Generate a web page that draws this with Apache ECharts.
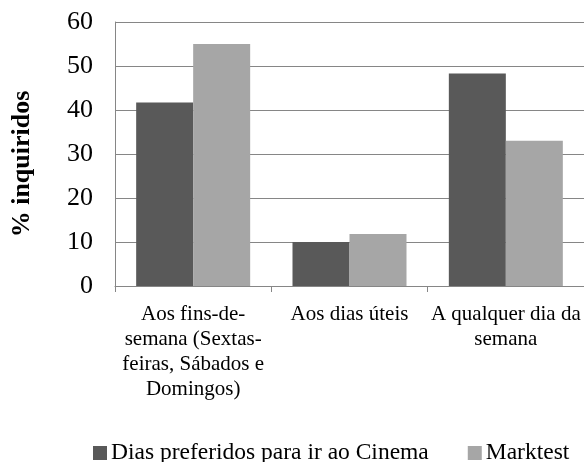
<!DOCTYPE html>
<html>
<head>
<meta charset="utf-8">
<script src="https://cdn.jsdelivr.net/npm/echarts@6/dist/echarts.min.js"></script>
<style>
  html, body { margin: 0; padding: 0; background: #fff; }
  #chart { width: 584px; height: 462px; }
</style>
</head>
<body>
<div id="chart"></div>
<script>
const categories = [
    'Aos fins-de-\nsemana (Sextas-\nfeiras, Sábados e\nDomingos)',
    'Aos dias úteis',
    'A qualquer dia da\nsemana'
];
const cinemaValues = [41.7, 10, 48.3];
const marktestValues = [55, 11.8, 33];
const yTicks = { min: 0, max: 60, interval: 10 };

const chart = echarts.init(document.getElementById('chart'));

const font = '"Liberation Serif", "Times New Roman", serif';

const option = {
    animation: false,
    textStyle: { fontFamily: font },
    grid: {
        left: 115,
        top: 22,
        width: 470,
        bottom: 176
    },
    legend: {
        top: 436,
        left: 88,
        itemWidth: 14,
        itemHeight: 14,
        itemGap: 39,
        icon: 'rect',
        textStyle: { fontFamily: font, fontSize: 23.5, color: '#000', padding: [0, 0, 0, -1] },
        data: ['Dias preferidos para ir ao Cinema', 'Marktest']
    },
    xAxis: {
        type: 'category',
        data: categories,
        axisLine: { lineStyle: { color: '#868686', width: 1 } },
        axisTick: { show: true, length: 6, lineStyle: { color: '#868686' } },
        axisLabel: {
            interval: 0,
            margin: 16,
            color: '#000',
            fontFamily: font,
            fontSize: 21,
            lineHeight: 24.9
        }
    },
    yAxis: {
        type: 'value',
        min: yTicks.min,
        max: yTicks.max,
        interval: yTicks.interval,
        name: '% inquiridos',
        nameLocation: 'middle',
        nameGap: 80,
        nameTextStyle: {
            fontFamily: font, fontSize: 26, fontWeight: 'bold', color: '#000',
            padding: [0, 20, 0, 0]
        },
        axisLine: { show: true, lineStyle: { color: '#868686' } },
        axisTick: { show: false },
        axisLabel: { color: '#000', fontFamily: font, fontSize: 26, margin: 22 },
        splitLine: { lineStyle: { color: '#868686', width: 1 } }
    },
    series: [
        {
            name: 'Dias preferidos para ir ao Cinema',
            type: 'bar',
            data: cinemaValues,
            barWidth: 57,
            barGap: '0%',
            itemStyle: { color: '#595959' }
        },
        {
            name: 'Marktest',
            type: 'bar',
            data: marktestValues,
            barWidth: 57,
            itemStyle: { color: '#a6a6a6' }
        }
    ]
};

chart.setOption(option);
</script>
</body>
</html>
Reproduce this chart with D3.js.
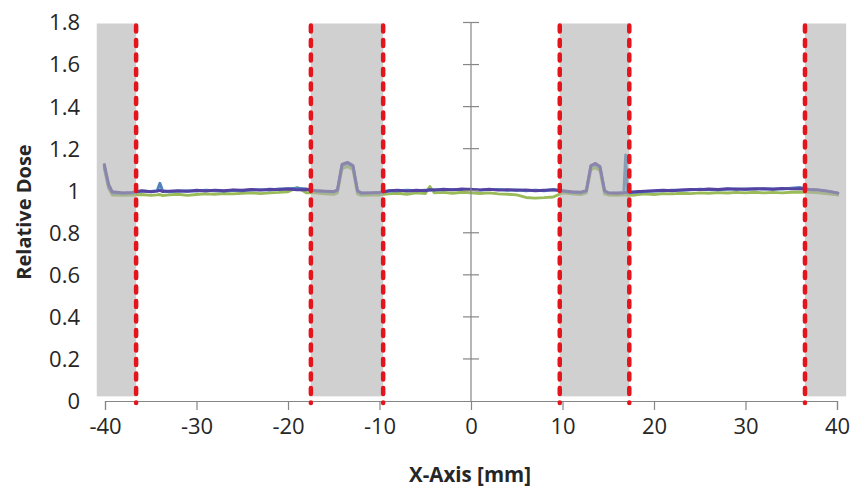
<!DOCTYPE html>
<html>
<head>
<meta charset="utf-8">
<script src="https://cdn.jsdelivr.net/npm/d3@7"></script>
<style>
  html, body { margin: 0; padding: 0; background: #fff; }
  svg { display: block; }
  text { font-family: "Open Sans", "DejaVu Sans", sans-serif; fill: #262626; }
</style>
</head>
<body>
<svg id="chart" width="855" height="495"></svg>
<script>
// Measurement positions across the profile (mm)
const positionsMm = [
  -40.1, -39.9, -39.6, -39.2, -38, -37, -36, -35, -34.3, -34, -33.7,
  -33, -32, -31, -30, -29, -28, -27, -26, -25, -24, -23, -22, -21, -20, -19, -18, -17, -16, -15,
  -14.6, -14.1, -13.5, -12.9, -12.4,
  -12, -11, -10, -9, -8, -7, -6, -5, -4.5,
  -4, -3, -2, -1, 0, 1, 2, 3, 4, 5, 6, 7, 8, 9, 10, 11, 12,
  12.6, 13.1, 13.6, 14.1, 14.6, 15, 16, 16.7, 16.9, 17.1,
  18, 19, 20, 21, 22, 23, 24, 25, 26, 27, 28, 29, 30, 31, 32, 33, 34, 35, 36, 37, 38, 39, 40, 40.2
];

// Relative dose readings, one array per profile
const doseBlue = [
  1.12, 1.08, 1.02, 0.99, 0.988, 0.99, 0.998, 0.997, 1.0, 1.035, 1.0,
  0.995, 0.998, 1.0, 0.998, 1.002, 1.0, 0.998, 1.002, 1.0, 1.004, 1.005, 1.003, 1.008, 1.01, 1.012, 1.008, 1.0, 0.996, 0.995,
  1.0, 1.12, 1.13, 1.115, 0.998,
  0.988, 0.99, 0.99, 0.998, 1.0, 1.002, 1.0, 1.003, 1.002,
  1.005, 1.004, 1.006, 1.005, 1.007, 1.003, 1.005, 1.006, 1.002, 1.004, 1.0, 1.003, 1.0, 1.006, 0.998, 0.993, 0.99,
  0.998, 1.115, 1.125, 1.11, 0.998, 0.99, 0.99, 0.992, 1.17, 0.995,
  0.993, 0.996, 0.998, 1.0, 1.003, 1.002, 1.004, 1.007, 1.005, 1.004, 1.007, 1.009, 1.006, 1.01, 1.008, 1.009, 1.008, 1.012, 1.015, 1.005, 1.003, 0.997, 0.99, 0.985
];

const dosePurple = [
  1.13, 1.09, 1.03, 0.995, 0.99, 0.992, 1.0, 0.995, 0.998, 1.002, 0.996,
  0.998, 1.0, 0.997, 1.002, 0.999, 1.003, 1.0, 1.004, 1.002, 1.006, 1.003, 1.007, 1.005, 1.008, 1.004, 1.006, 1.0, 0.998, 0.996,
  1.005, 1.125, 1.135, 1.12, 1.0,
  0.99, 0.99, 0.992, 1.0, 1.003, 0.998, 1.002, 1.0, 1.005,
  1.003, 1.007, 1.004, 1.008, 1.006, 1.004, 1.007, 1.003, 1.005, 1.002, 1.004, 1.0, 1.002, 1.004, 1.0, 0.995, 0.993,
  1.0, 1.12, 1.13, 1.115, 1.0, 0.99, 0.988, 0.99, 0.992, 0.99,
  0.995, 0.998, 1.0, 1.002, 1.0, 1.004, 1.006, 1.005, 1.008, 1.006, 1.01, 1.007, 1.009, 1.008, 1.01, 1.007, 1.011, 1.009, 1.01, 1.006, 1.004, 0.998, 0.99, 0.985
];

const doseGreen = [
  1.11, 1.07, 1.01, 0.98, 0.978, 0.98, 0.982, 0.978, 0.98, 0.982, 0.977,
  0.98, 0.983, 0.978, 0.982, 0.985, 0.983, 0.987, 0.985, 0.988, 0.99, 0.986, 0.99, 0.992, 0.995, 1.015, 0.99, 0.99, 0.985, 0.983,
  0.99, 1.105, 1.115, 1.1, 0.985,
  0.978, 0.98, 0.98, 0.985, 0.988, 0.983, 0.99, 0.986, 1.02,
  0.99, 0.992, 0.988, 0.993, 0.99, 0.987, 0.99, 0.985, 0.983, 0.98, 0.968, 0.965, 0.967, 0.97, 0.99, 0.985, 0.982,
  0.99, 1.1, 1.11, 1.095, 0.985, 0.98, 0.978, 0.98, 0.98, 0.978,
  0.98, 0.985, 0.982, 0.986, 0.985, 0.988, 0.986, 0.99, 0.988, 0.991, 0.989, 0.992, 0.99, 0.993, 0.99, 0.992, 0.99, 0.993, 0.994, 0.993, 0.99, 0.985, 0.98, 0.978
];

// Shaded (out-of-field) bands and field-edge markers, in mm
const bandStarts = [-40.9, -17.5, 9.7, 36.5];
const bandEnds = [-36.6, -9.6, 17.3, 41.0];
const edgeMarkers = [-36.6, -17.5, -9.6, 9.7, 17.3, 36.5];

const xTicks = [-40, -30, -20, -10, 0, 10, 20, 30, 40];
const yTicks = [0, 0.2, 0.4, 0.6, 0.8, 1, 1.2, 1.4, 1.6, 1.8];

const svg = d3.select("#chart");

const x = d3.scaleLinear().domain([-40, 40]).range([105, 837]);
const y = d3.scaleLinear().domain([0, 1.8]).range([401, 22.5]);

const defs = svg.append("defs");
defs.append("filter").attr("id", "soft")
  .attr("x", "-5%").attr("y", "-50%").attr("width", "110%").attr("height", "200%")
  .append("feGaussianBlur").attr("stdDeviation", 0.55);

// Profiles
const series = [
  { values: doseGreen, color: "#9bbb59" },
  { values: doseBlue, color: "#4f81bd" },
  { values: dosePurple, color: "#5242a2" }
];

const line = d3.line()
  .x(d => x(d[0]))
  .y(d => y(d[1]));

const lineLayer = svg.append("g").attr("filter", "url(#soft)");
series.forEach(s => {
  lineLayer.append("path")
    .datum(positionsMm.map((p, i) => [p, s.values[i]]))
    .attr("fill", "none")
    .attr("stroke", s.color)
    .attr("stroke-width", 2.9)
    .attr("stroke-linejoin", "round")
    .attr("d", line);
});

// Translucent grey bands over the out-of-field regions
svg.append("g").selectAll("rect")
  .data(bandStarts.map((s, i) => [s, bandEnds[i]]))
  .join("rect")
  .attr("x", d => x(d[0]))
  .attr("width", d => x(d[1]) - x(d[0]))
  .attr("y", y(1.8) + 1)
  .attr("height", y(0.022) - y(1.8) - 1)
  .attr("fill", "#b0b0b0")
  .attr("fill-opacity", 0.6);

// X axis along y = 0
const xAxis = d3.axisBottom(x).tickValues(xTicks).tickSize(9).tickPadding(8)
  .tickFormat(d => String(d));
const gx = svg.append("g").attr("transform", `translate(0,${y(0)})`).call(xAxis);
gx.select(".domain").attr("stroke", "#868686").attr("stroke-width", 1.2);
gx.selectAll(".tick line").attr("stroke", "#868686").attr("stroke-width", 1.2);
gx.selectAll(".tick text")
  .attr("font-size", 22).attr("fill", "#262626")
  .style("font-family", '"Open Sans", sans-serif');

// Y axis line crossing at x = 0, with cross tick marks
const gy = svg.append("g");
gy.append("line")
  .attr("x1", x(0)).attr("x2", x(0))
  .attr("y1", y(1.8)).attr("y2", y(0))
  .attr("stroke", "#868686").attr("stroke-width", 1.2);
gy.selectAll("line.tick")
  .data(yTicks.filter(t => t > 0))
  .join("line")
  .attr("class", "tick")
  .attr("x1", x(0) - 8).attr("x2", x(0) + 8)
  .attr("y1", d => y(d)).attr("y2", d => y(d))
  .attr("stroke", "#868686").attr("stroke-width", 1.2);

// Y tick labels at the left edge
svg.append("g").selectAll("text")
  .data(yTicks)
  .join("text")
  .attr("x", 80)
  .attr("y", d => y(d))
  .attr("dy", "0.36em")
  .attr("text-anchor", "end")
  .attr("font-size", 22)
  .text(d => d === 0 ? "0" : String(+d.toFixed(1)));

// Field-edge markers
svg.append("g").selectAll("line")
  .data(edgeMarkers)
  .join("line")
  .attr("x1", d => x(d)).attr("x2", d => x(d))
  .attr("y1", y(1.8) + 3).attr("y2", y(0) + 2)
  .attr("stroke", "#e3141b")
  .attr("stroke-width", 4.5)
  .attr("stroke-linecap", "round")
  .attr("stroke-dasharray", "6,8.5");

// Axis titles
svg.append("text")
  .attr("x", 470).attr("y", 482)
  .attr("text-anchor", "middle")
  .attr("font-size", 20.5).attr("font-weight", "bold")
  .text("X-Axis [mm]");

svg.append("text")
  .attr("transform", "translate(31,212) rotate(-90)")
  .attr("text-anchor", "middle")
  .attr("font-size", 20).attr("font-weight", "bold")
  .text("Relative Dose");
</script>
</body>
</html>
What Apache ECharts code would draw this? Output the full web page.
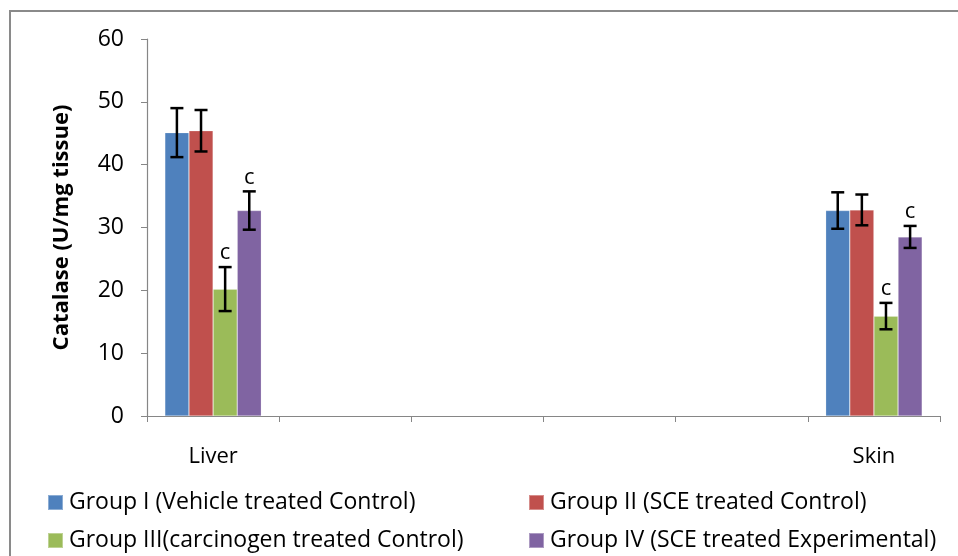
<!DOCTYPE html>
<html>
<head>
<meta charset="utf-8">
<script src="https://cdn.jsdelivr.net/npm/echarts@6/dist/echarts.min.js"></script>
<style>html,body{margin:0;padding:0;background:#fff}#c{width:958px;height:556px}</style>
</head>
<body>
<div id="c"></div>
<script>
const categories = ['Liver', '', '', '', '', 'Skin'];
const seriesNames = [
  'Group I (Vehicle treated Control)',
  'Group II (SCE treated Control)',
  'Group III(carcinogen treated Control)',
  'Group IV (SCE treated Experimental)'
];
const colors = ['#4F81BD', '#C0504D', '#9BBB59', '#8064A2'];
// values per series: [Liver, Skin]
const groupI = [45.1, 32.7];
const groupII = [45.4, 32.8];
const groupIII = [20.2, 15.9];
const groupIV = [32.7, 28.5];
const errI = [3.9, 2.9];
const errII = [3.3, 2.45];
const errIII = [3.5, 2.1];
const errIV = [3.05, 1.75];
const lettersI = ['', ''];
const lettersII = ['', ''];
const lettersIII = ['c', 'c'];
const lettersIV = ['c', 'c'];
const catIndex = [0, 5];
const yTicks = { min: 0, max: 60, interval: 10 };

const values = [groupI, groupII, groupIII, groupIV];
const errors = [errI, errII, errIII, errIV];
const letters = [lettersI, lettersII, lettersIII, lettersIV];
const gapRatio = 0.27;
const font = 'Open Sans';

function toCatData(v) {
  const d = categories.map(() => '-');
  catIndex.forEach((ci, k) => { d[ci] = v[k]; });
  return d;
}

const series = [];
values.forEach((v, i) => {
  series.push({
    name: seriesNames[i],
    type: 'bar',
    data: toCatData(v),
    barGap: '0%',
    barCategoryGap: (gapRatio * 100) + '%',
    itemStyle: { color: colors[i], borderColor: 'rgba(255,255,255,0.35)', borderWidth: 0.6 },
    emphasis: { disabled: true },
    z: 2
  });
});
values.forEach((v, i) => {
  const data = catIndex.map((ci, k) => [ci, v[k], errors[i][k], letters[i][k]]);
  series.push({
    type: 'custom',
    name: seriesNames[i] + ' err',
    data: data,
    z: 5,
    silent: true,
    renderItem: function (params, api) {
      const ci = api.value(0), val = api.value(1), e = api.value(2);
      const letter = data[params.dataIndex][3];
      const band = api.size([1, 0])[0];
      const bw = band * (1 - gapRatio) / 4;
      const center = api.coord([ci, val]);
      const x = center[0] + (i - 1.5) * bw;
      const top = api.coord([ci, val + e])[1];
      const bot = api.coord([ci, val - e])[1];
      const cap = 6.5;
      const st = { stroke: '#000', lineWidth: 2.5 };
      const children = [
        { type: 'line', shape: { x1: x, y1: top, x2: x, y2: bot }, style: st },
        { type: 'line', shape: { x1: x - cap, y1: top, x2: x + cap, y2: top }, style: st },
        { type: 'line', shape: { x1: x - cap, y1: bot, x2: x + cap, y2: bot }, style: st }
      ];
      if (letter) {
        children.push({
          type: 'text',
          style: { text: letter, x: x, y: top - 3, align: 'center', verticalAlign: 'bottom',
                   fill: '#000', font: '22px "' + font + '"' }
        });
      }
      return { type: 'group', children: children };
    }
  });
});

const legendPos = [[47, 491], [528, 491], [47, 529], [528, 529]];
const legends = seriesNames.map((n, i) => ({
  data: [n],
  left: legendPos[i][0],
  top: legendPos[i][1],
  orient: 'horizontal',
  itemWidth: 15,
  itemHeight: 15,
  icon: 'rect',
  selectedMode: false,
  padding: 0,
  textStyle: { fontFamily: font, fontSize: 23, color: '#000', padding: [0, 0, 0, 1] }
}));

const chart = echarts.init(document.getElementById('c'));
chart.setOption({
  animation: false,
  backgroundColor: '#fff',
  graphic: [{
    type: 'rect',
    shape: { x: 10, y: 11, width: 1000, height: 600 },
    style: { fill: 'none', stroke: '#8a8a8a', lineWidth: 2 },
    silent: true
  }],
  legend: legends,
  grid: { left: 147, right: 18, top: 39, bottom: 140 },
  xAxis: {
    type: 'category',
    data: categories,
    axisLine: { lineStyle: { color: '#868686', width: 1.2 } },
    axisTick: { show: true, interval: 0, length: 6, lineStyle: { color: '#868686' } },
    axisLabel: { interval: 0, margin: 30, fontFamily: font, fontSize: 22, color: '#000' }
  },
  yAxis: {
    type: 'value',
    min: yTicks.min, max: yTicks.max, interval: yTicks.interval,
    name: 'Catalase (U/mg tissue)',
    nameLocation: 'middle',
    nameGap: 74,
    nameTextStyle: { fontFamily: font, fontSize: 22, fontWeight: 'bold', color: '#000' },
    axisLine: { show: true, lineStyle: { color: '#868686', width: 1.2 } },
    axisTick: { show: true, length: 6, lineStyle: { color: '#868686' } },
    splitLine: { show: false },
    axisLabel: { margin: 23, fontFamily: font, fontSize: 23, color: '#000' }
  },
  series: series
});
</script>
</body>
</html>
........
The lines from the start of the entries above through the one containing "const chart = echarts.init(document.getElementById('chart'));" are to be retyped exactly, and no others. Pictures are left out.

Generate a web page that draws this with Apache ECharts.
<!DOCTYPE html>
<html>
<head>
<meta charset="utf-8">
<script src="https://cdn.jsdelivr.net/npm/echarts@6/dist/echarts.min.js"></script>
<style>
  html, body { margin: 0; padding: 0; background: #fff; }
  #chart { width: 584px; height: 462px; }
</style>
</head>
<body>
<div id="chart"></div>
<script>
const categories = [
    'Aos fins-de-\nsemana (Sextas-\nfeiras, Sábados e\nDomingos)',
    'Aos dias úteis',
    'A qualquer dia da\nsemana'
];
const cinemaValues = [41.7, 10, 48.3];
const marktestValues = [55, 11.8, 33];
const yTicks = { min: 0, max: 60, interval: 10 };

const chart = echarts.init(document.getElementById('chart'));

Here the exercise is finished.